Mike Isaac reports for the New York Times on CNN’s acquisition of Beme, the small video-based social network:
With millions of people regularly tuning in to his YouTube video blogs every morning, Casey Neistat has a millennial fan base coveted by both marketers and media companies. Now, one of those big media outlets is bringing Mr. Neistat — and, it hopes, his youthful audience — in-house.
That’s the lede, and it contains absolutely nothing about the app itself or why it — not Neistat — was acquired. I stole the headline on this post from Nate Boateng because it’s basically what Isaac’s article is all about: twelve people are getting hired by CNN, and the app they used to make is going away. That’s it.
Beme was intended to be a social sharing application that Mr. Neistat described as “more authentic,” a way of putting four-second bursts of video out into the social sphere without giving users the ability to edit or tweak the content. Taking video was as simple as holding a smartphone’s front-facing sensor to one’s body, as if the camera were an extension of one’s chest.
Mr. Neistat hopes to bring that idea of authenticity to a news and media environment to draw in a younger audience largely untapped by the cable news network. CNN will shut down the Beme app, which had 1.2 million downloads before losing steam.

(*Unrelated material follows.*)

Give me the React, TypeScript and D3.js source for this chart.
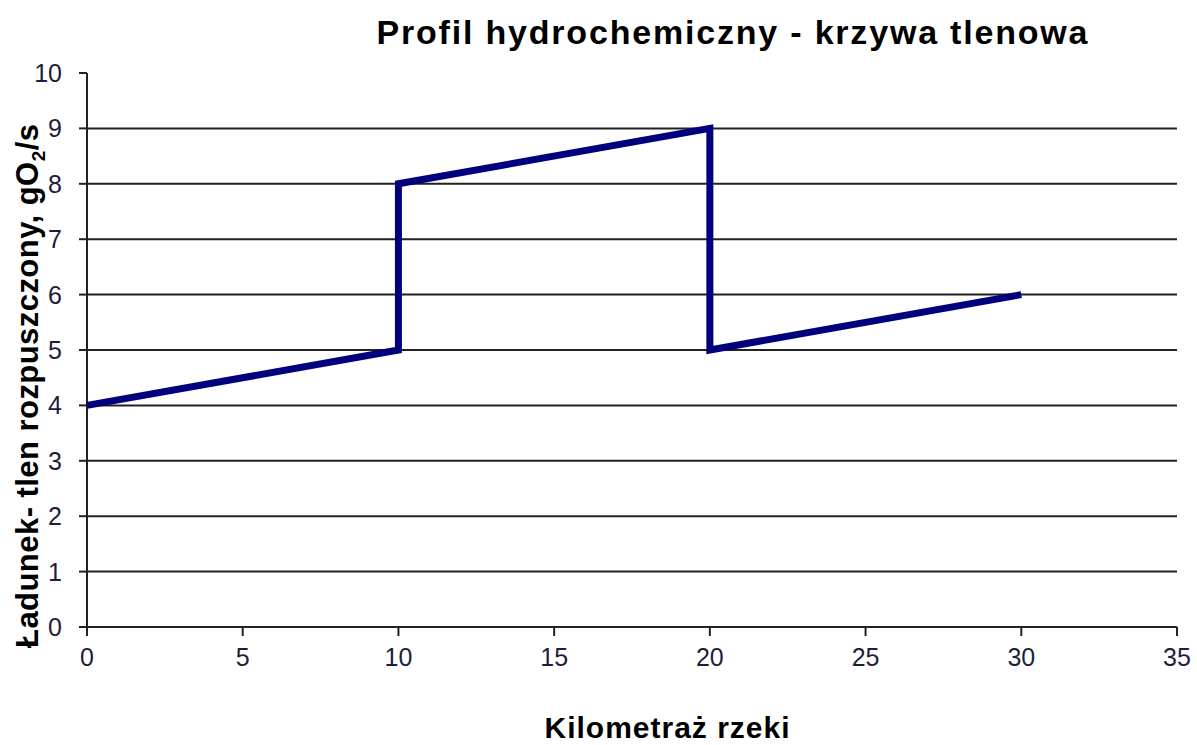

“A huge part of my particular audience sees news and media as largely broken,” Mr. Neistat said in an interview. “My dad sees it as the word of God, but I think the young people definitely do not.”
I don’t think “the young people” are aching for publications that are more “authentic”, in the way that Beme was apparently chasing that particular nebulous characteristic. People of all ages are growing increasingly frustrated with headlines and stories that parrot lies, treat idiotic viewpoints on issues as inherently equal, and publish utter nonsense.